Book review: The Grand Delusion.

RATING:

Rating: 4.5 out of 5.

This is an excellent read for anyone interested in digging a little deeper into this consensus reality of ours.

  • What does it mean to exist?
  • What is consciousness?
  • What is reality?
  • What is the nature of truth?

It is written by Stephen Hagen, Rōshi, a Zen teacher and author. But don’t be put off, this book is not about Zen Buddhism, instead, it is an exploration of the thing that Zen is pointing at.

By using a conversation with an imaginary interlocutor named ‘Anyone’, Mr Hagen argues that this material, physical world we inhabit (and take for granted) is not what it appears.

The conversation moves through philosophy, science, quantum physics, and world history, it draws on sources including he draws on sources that include Huang Po, Richard Feynman, Sir Arthur Eddington, Hui-Neng, Susan B. Anthony, Daniel Dennett, Joseph Campbell, Dogen, Emily Dickinson, Nagarjuna, Ikkyu, William I. McLaughlin, Sam Harris, and Henry David Thoreau.

Again, do not be put off, this is not an academic work, it is very readable and there are copious footnotes to help explain the more difficult concepts under discussion.

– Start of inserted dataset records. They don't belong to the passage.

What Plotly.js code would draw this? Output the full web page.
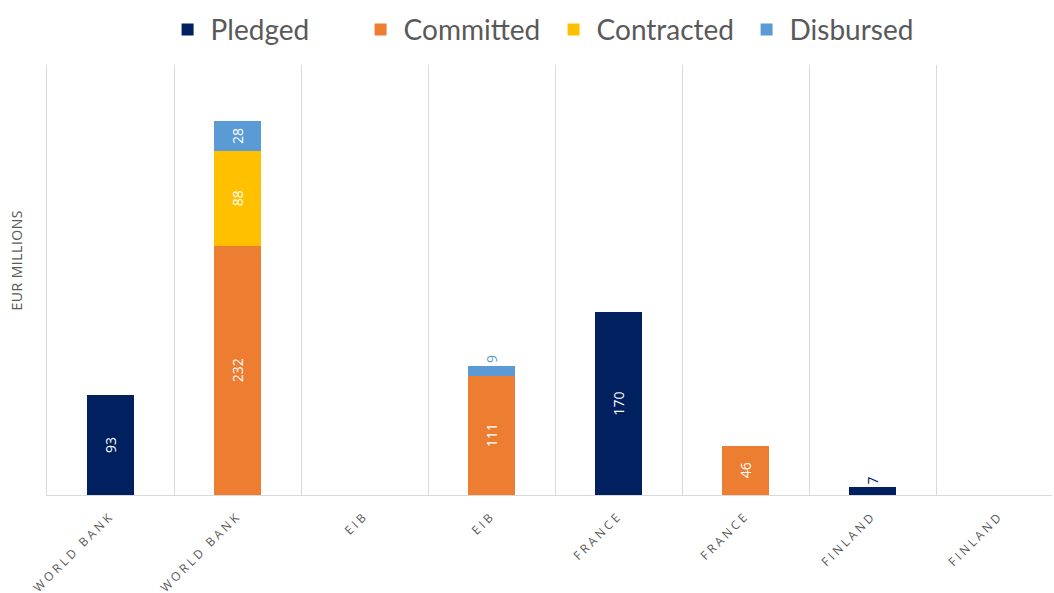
<!DOCTYPE html>
<html>
<head>
<meta charset="utf-8">
<script src="https://cdn.plot.ly/plotly-3.0.1.min.js"></script>
<style>
  body { margin: 0; background: #fff; }
  #chart { width: 1054px; height: 593px; }
  .xtick text { letter-spacing: 3px; }
  .annotation-text { letter-spacing: 0.5px; }
</style>
</head>
<body>
<div id="chart"></div>
<script>
// categories along the x axis (labels repeat, so bars sit on index positions)
const categories = ["WORLD BANK", "WORLD BANK", "EIB", "EIB", "FRANCE", "FRANCE", "FINLAND", "FINLAND"];
const positions = categories.map((c, i) => i);

// series values, EUR millions
const pledged    = [93, null, null, null, 170, null, 7, null];
const committed  = [null, 232, null, 111, null, 46, null, null];
const contracted = [null, 88, null, null, null, null, null, null];
const disbursed  = [null, 28, null, 9, null, null, null, null];

const colors = {
  pledged: "#002060",
  committed: "#ED7D31",
  contracted: "#FFC000",
  disbursed: "#5B9BD5"
};

// small segments get their label above the bar
function textPos(vals) {
  return vals.map(v => (v !== null && v < 15) ? "outside" : "inside");
}

function makeTrace(name, vals, color) {
  return {
    x: positions,
    y: vals,
    name: name,
    type: "bar",
    marker: {color: color},
    text: vals.map(v => v === null ? "" : String(v)),
    textposition: textPos(vals),
    textangle: -90,
    insidetextanchor: "middle",
    insidetextfont: {color: "#ffffff", size: 14, family: "Open Sans"},
    outsidetextfont: {color: color, size: 14, family: "Open Sans"},
    cliponaxis: false,
    hoverinfo: "name+y"
  };
}

const data = [
  makeTrace("Pledged", pledged, colors.pledged),
  makeTrace("Committed", committed, colors.committed),
  makeTrace("Contracted", contracted, colors.contracted),
  makeTrace("Disbursed", disbursed, colors.disbursed)
];

const layout = {
  width: 1054,
  height: 593,
  barmode: "stack",
  bargap: 0.63,
  paper_bgcolor: "#ffffff",
  plot_bgcolor: "#ffffff",
  margin: {l: 47, r: 2, t: 65, b: 98},
  font: {family: "Open Sans", color: "#595959"},
  showlegend: true,
  legend: {
    orientation: "h",
    x: 0.117,
    xanchor: "left",
    y: 1.14,
    yanchor: "top",
    itemwidth: 36,
    entrywidth: 142,
    font: {size: 28, color: "#595959", family: "Lato"},
    traceorder: "normal"
  },
  xaxis: {
    range: [-0.5, 7.413],
    tickmode: "array",
    tickvals: positions,
    ticktext: categories,
    tickangle: -45,
    ticklabelstandoff: 8,
    tickfont: {size: 12, color: "#595959", family: "Open Sans"},
    ticks: "",
    showgrid: false,
    zeroline: false,
    showline: true,
    linecolor: "#d9d9d9",
    linewidth: 1,
    minor: {
      tickmode: "linear",
      tick0: -0.5,
      dtick: 1,
      showgrid: true,
      gridcolor: "#d9d9d9",
      gridwidth: 1,
      ticks: ""
    },
    fixedrange: true
  },
  yaxis: {
    range: [0, 400],
    showticklabels: false,
    ticks: "",
    showgrid: false,
    zeroline: false,
    showline: true,
    linecolor: "#d9d9d9",
    linewidth: 1,
    fixedrange: true
  },
  annotations: [{
    text: "EUR MILLIONS",
    xref: "paper",
    yref: "paper",
    x: -0.03,
    y: 0.545,
    xanchor: "center",
    yanchor: "middle",
    textangle: -90,
    showarrow: false,
    font: {size: 14, color: "#595959", family: "Open Sans"}
  }]
};

Plotly.newPlot("chart", data, layout, {displayModeBar: false, staticPlot: true});
</script>
</body>
</html>
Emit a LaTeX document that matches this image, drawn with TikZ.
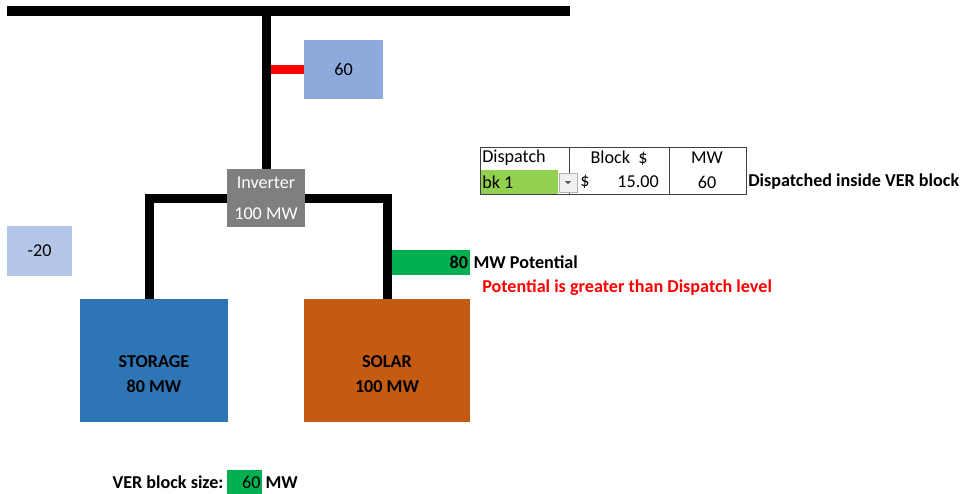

Ultimately, Mr Hagen shows us that this old reality of ours can not be understood by thinking, or talking, or ‘sciencing’, or ‘religioning’. The true nature of this world can only be directly seen. The entire book is an attempt to show you what that means.

ANYONE: So . . .

Slow down.

ANYONE: Yeah, but how do I . . . .

You keep thinking, jabbering, grasping, expecting that you need to do something, or get hold of something, or figure something out. Drop all that. Just settle down and notice what’s going on. Notice your busy mind — all the chatter.

ANYONE: I am aware of it.

Sit down. Straighten your back. Put your hands in your lap and cast your gaze downward.

ANYONE: And now what?

Just follow your breath. Pay attention. Be aware of breathing in as you breathe in; be aware of breathing out as you breathe out.

ANYONE: So, I should . . .

Stop! Just stop.

ANYONE: But my mind keeps going!

Notice that. Don’t add to it.

ANYONE: How do I stop it, though? Isn’t that what you’re telling me to do?

I’m not telling you to do anything in particular. Just Awareness. No words.

ANYONE: You mean . . . ?

Stop.

As I said, would highly recommend this book to anyone with a nagging feeling that there more to the world than meets the eye.
It is also an excellent accompaniment to anyone with a meditation practice (from any discipline).